Além das marcas deixadas no corpo, a idosa carrega na alma as sequelas deixadas pelo ocorrido. “Hoje, depois de tudo o que aconteceu, eu não quero mais morar em casa que tenha energia. Eu era ativa, trabalhava. Agora não consigo sequer andar”, disse a idosa.
“Eu não gosto nem de lembrar o que sofri. Ver o meu filho lá morto e eu sem poder fazer nada. Queria ter morrido no lugar dele para hoje não estar aqui contando o que eu passei naquele dia”, declarou Ana Maria, entre um soluço e outro.
Em 23 de setembro de 2020, a idosa e dois filhos dela foram atingidos por uma intensa voltagem elétrica após um cabo de alta-tensão da empresa Equatorial Goiás Distribuidora de Energia cair sobre a casa das vítimas e energizar por completo o imóvel. À época, os familiares residiam na cidade de Padre Bernardo (GO).
Após receber o choque, o filho de Ana, que tinha 58 anos à época, não resistiu aos ferimentos e morreu no local. A idosa, por sua vez, teve o fêmur partido em dois e sofreu contusão no quadril.
Recentemente, Ana passou por mais uma agressão. Ao entrar na Justiça com pedido de indenização, a idosa ouviu de um desembargador que R$ 50 mil, montante sugerido por um juiz para reparar a tragédia vivida por ela, seria muito dinheiro para uma “moradora de área rural”.
“Para uma pessoa dessa, do núcleo rural, receber R$ 50 mil teria que trabalhar a vida inteira para, quem sabe, juntar [o dinheiro]. Aqui vai receber reunido. Então, quero dizer, seria muito significativo R$ 50 mil. Mais que isso não tenho condições”, declarou o desembargador Mário-Zam Belmiro.

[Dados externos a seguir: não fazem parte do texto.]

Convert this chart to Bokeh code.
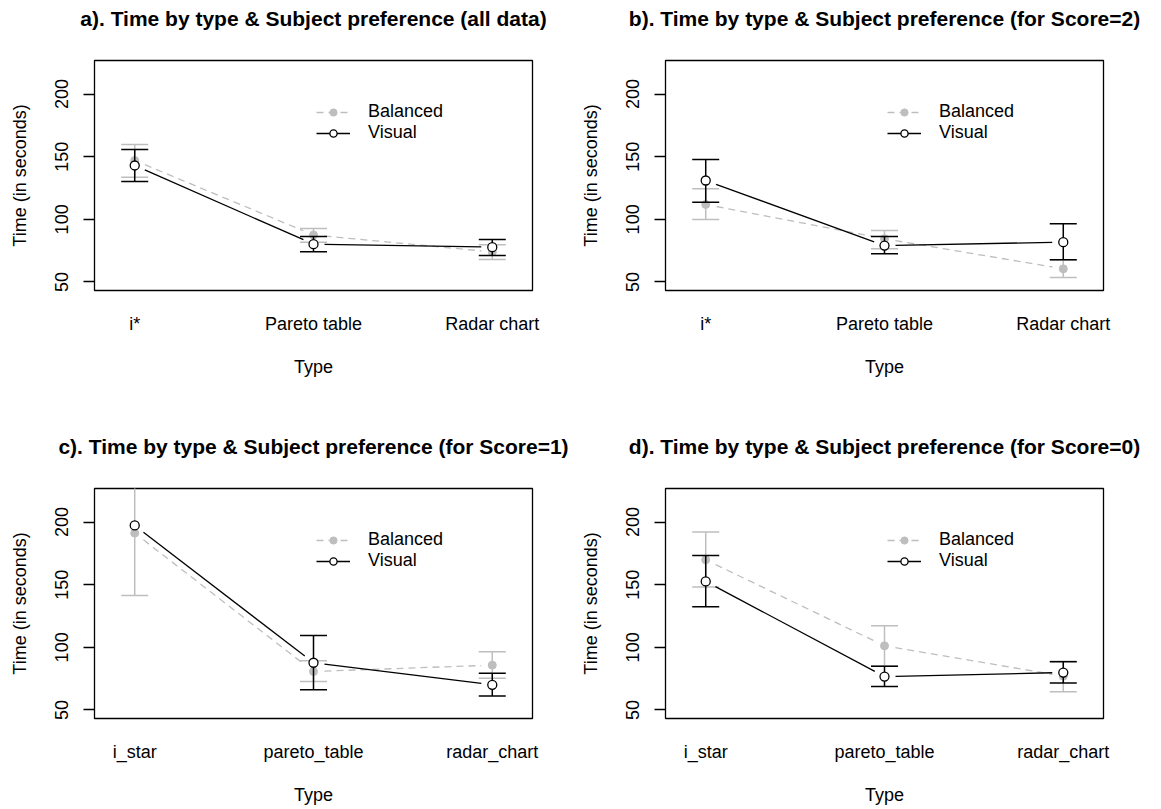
import math
from bokeh.plotting import figure
from bokeh.layouts import gridplot
from bokeh.models import FixedTicker, Legend, LegendItem, Range1d, Title
from bokeh.embed import file_html
from bokeh.resources import INLINE

# ---------------- data ----------------
cats_top = ["i*", "Pareto table", "Radar chart"]
cats_bottom = ["i_star", "pareto_table", "radar_chart"]

title_a = "a). Time by type & Subject preference (all data)"
title_b = "b). Time by type & Subject preference (for Score=2)"
title_c = "c). Time by type & Subject preference (for Score=1)"
title_d = "d). Time by type & Subject preference (for Score=0)"

# panel a (all data)
bal_a_mean = [147.0, 87.5, 74.0]
bal_a_lo = [133.6, 81.8, 67.9]
bal_a_hi = [159.8, 92.7, 79.7]
vis_a_mean = [143.0, 80.2, 77.8]
vis_a_lo = [130.2, 74.1, 71.1]
vis_a_hi = [155.8, 86.3, 83.9]

# panel b (Score=2)
bal_b_mean = [111.9, 84.5, 60.5]
bal_b_lo = [99.9, 76.5, 53.6]
bal_b_hi = [124.4, 91.1, 67.5]
vis_b_mean = [131.0, 79.1, 81.8]
vis_b_lo = [113.7, 72.5, 67.7]
vis_b_hi = [147.8, 86.3, 96.4]

# panel c (Score=1)
bal_c_mean = [191.2, 80.7, 85.8]
bal_c_lo = [141.4, 72.7, 75.4]
bal_c_hi = [241.0, 89.3, 96.4]
vis_c_mean = [197.3, 87.7, 70.1]
vis_c_lo = [float("nan"), 66.1, 61.1]
vis_c_hi = [float("nan"), 109.5, 79.4]

# panel d (Score=0)
bal_d_mean = [169.9, 101.2, 77.0]
bal_d_lo = [148.1, 85.2, 64.5]
bal_d_hi = [192.0, 117.2, 89.0]
vis_d_mean = [152.6, 76.7, 79.9]
vis_d_lo = [132.4, 68.7, 71.5]
vis_d_hi = [173.3, 85.0, 88.5]

y_ticks = [50, 100, 150, 200]
legend_labels = ["Balanced", "Visual"]

# ---------------- style ----------------
FONT = "Liberation Sans"
GRAY = "#bebebe"
XR = (0.775, 3.225)
YR = (43.2, 226.8)
FW, FH = 438, 230
GAP = 11


def gapped(xs, ys, fw, fh):
    sx = fw / (XR[1] - XR[0])
    sy = fh / (YR[1] - YR[0])
    x0, y0, x1, y1 = [], [], [], []
    for i in range(len(xs) - 1):
        dxp = (xs[i + 1] - xs[i]) * sx
        dyp = (ys[i + 1] - ys[i]) * sy
        L = math.hypot(dxp, dyp)
        if L <= 2 * GAP:
            continue
        f = GAP / L
        x0.append(xs[i] + (xs[i + 1] - xs[i]) * f)
        y0.append(ys[i] + (ys[i + 1] - ys[i]) * f)
        x1.append(xs[i + 1] - (xs[i + 1] - xs[i]) * f)
        y1.append(ys[i + 1] - (ys[i + 1] - ys[i]) * f)
    return x0, y0, x1, y1


def errbars(p, xs, lo, hi, color):
    keep = [i for i in range(len(xs)) if not (math.isnan(lo[i]) or math.isnan(hi[i]))]
    xk = [xs[i] for i in keep]
    lk = [lo[i] for i in keep]
    hk = [hi[i] for i in keep]
    p.segment(x0=xk, y0=lk, x1=xk, y1=hk, line_color=color, line_width=1.5)
    p.scatter(x=xk, y=lk, marker="dash", size=27, line_color=color, line_width=1.5)
    p.scatter(x=xk, y=hk, marker="dash", size=27, line_color=color, line_width=1.5)


def panel(title, cats, bm, blo, bhi, vm, vlo, vhi, bl, br, bt, bb):
    p = figure(frame_width=FW, frame_height=FH, x_range=Range1d(*XR), y_range=Range1d(*YR),
               output_backend="svg", toolbar_location=None,
               min_border_left=bl, min_border_right=br, min_border_top=bt, min_border_bottom=bb)
    # spacer between frame and title (first "above" item sits next to the frame)
    p.add_layout(Title(text=" ", text_font_size="1px", standoff=27), "above")
    p.add_layout(Title(text=title, text_font=FONT, text_font_size="21px",
                       text_font_style="bold", text_color="black", align="center",
                       standoff=2), "above")
    p.xgrid.visible = False
    p.ygrid.visible = False
    p.outline_line_color = "black"
    p.outline_line_width = 1.3
    p.outline_line_alpha = 1.0

    xs = list(range(1, len(cats) + 1))

    # Balanced
    errbars(p, xs, blo, bhi, GRAY)
    bx0, by0, bx1, by1 = gapped(xs, bm, FW, FH)
    bline = p.segment(x0=bx0, y0=by0, x1=bx1, y1=by1, line_color=GRAY,
                      line_width=1.3, line_dash="7 5")
    bpts = p.scatter(x=xs, y=bm, marker="circle", size=8, fill_color=GRAY, line_color=GRAY)

    # Visual
    errbars(p, xs, vlo, vhi, "black")
    vx0, vy0, vx1, vy1 = gapped(xs, vm, FW, FH)
    vline = p.segment(x0=vx0, y0=vy0, x1=vx1, y1=vy1, line_color="black", line_width=1.3)
    vpts = p.scatter(x=xs, y=vm, marker="circle", size=9, fill_color="white",
                     line_color="black", line_width=1.3)

    legend = Legend(items=[LegendItem(label=legend_labels[0], renderers=[bline, bpts]),
                           LegendItem(label=legend_labels[1], renderers=[vline, vpts])],
                    location=(222, 147), orientation="vertical",
                    border_line_color=None, background_fill_alpha=0,
                    padding=0, margin=0, spacing=0, glyph_width=34, glyph_height=18,
                    label_height=18, label_standoff=18,
                    label_text_font=FONT, label_text_font_size="18px",
                    label_text_color="black")
    p.add_layout(legend)

    # x axis
    xa = p.xaxis[0]
    xa.ticker = FixedTicker(ticks=xs)
    xa.major_label_overrides = {x: c for x, c in zip(xs, cats)}
    xa.axis_line_color = None
    xa.major_tick_line_color = None
    xa.minor_tick_line_color = None
    xa.major_tick_out = 0
    xa.major_tick_in = 0
    xa.major_label_standoff = 23
    xa.major_label_text_font = FONT
    xa.major_label_text_font_size = "18px"
    xa.major_label_text_color = "black"
    xa.axis_label = "Type"
    xa.axis_label_standoff = 20
    xa.axis_label_text_font = FONT
    xa.axis_label_text_font_size = "18px"
    xa.axis_label_text_font_style = "normal"
    xa.axis_label_text_color = "black"

    # y axis
    ya = p.yaxis[0]
    ya.ticker = FixedTicker(ticks=y_ticks)
    ya.axis_line_color = None
    ya.minor_tick_line_color = None
    ya.major_tick_out = 11
    ya.major_tick_in = 0
    ya.major_tick_line_width = 1.3
    ya.major_tick_line_color = "black"
    ya.major_label_orientation = "parallel"
    ya.major_label_standoff = 15
    ya.major_label_text_font = FONT
    ya.major_label_text_font_size = "18px"
    ya.major_label_text_color = "black"
    ya.axis_label = "Time (in seconds)"
    ya.axis_label_standoff = 23
    ya.axis_label_text_font = FONT
    ya.axis_label_text_font_size = "18px"
    ya.axis_label_text_font_style = "normal"
    ya.axis_label_text_color = "black"
    return p


pa = panel(title_a, cats_top, bal_a_mean, bal_a_lo, bal_a_hi, vis_a_mean, vis_a_lo, vis_a_hi,
           94, 42, 60, 138)
pb = panel(title_b, cats_top, bal_b_mean, bal_b_lo, bal_b_hi, vis_b_mean, vis_b_lo, vis_b_hi,
           91, 50, 60, 138)
pc = panel(title_c, cats_bottom, bal_c_mean, bal_c_lo, bal_c_hi, vis_c_mean, vis_c_lo, vis_c_hi,
           94, 42, 60, 88)
pd = panel(title_d, cats_bottom, bal_d_mean, bal_d_lo, bal_d_hi, vis_d_mean, vis_d_lo, vis_d_hi,
           91, 50, 60, 88)

grid = gridplot([[pa, pb], [pc, pd]], toolbar_location=None)

open("out.html", "w").write(file_html(grid, INLINE))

Ao Metrópoles Ana disse que a fala proferida pelo magistrado fez com que ela se sentisse diminuída: “Como se pelo fato de eu ser pobre minha vida não valesse algo”.
“Eu tinha a minha casa própria. Hoje moro de aluguel. Não consigo trabalhar e não tenho mais condições para comprar alimento, remédios, pagar contas e inúmeros tratamentos que preciso fazer em decorrência do que aconteceu. Eu não vivo mais. O que eu tenho desde 2020 não pode ser chamado de vida”, lamenta a idosa.
Frágil, Ana Maria tem vivido em uma casa humilde, em Águas Lindas de Goiás, Entorno do DF. De vez em quando, recebe visita das filhas, que levam frutas e alimentos para que ela se mantenha.
Amedrontada, Ana mantem-se longe de qualquer coisa que tenha eletricidade. Na residência, inclusive, não há televisões, geladeira ou fogão elétrico. Até para se banhar a idosa diz que esquenta a água no fogão à lenha. “Tenho muito medo de o chuveiro me eletrocutar. Não consigo mais nem me aproximar”, finalizou a idosa.
O caso
Moravam juntos, na mesma residência, em Padre Bernard (GO), Ana e os filhos: um homem de 58 e uma mulher cadeirante, de 71.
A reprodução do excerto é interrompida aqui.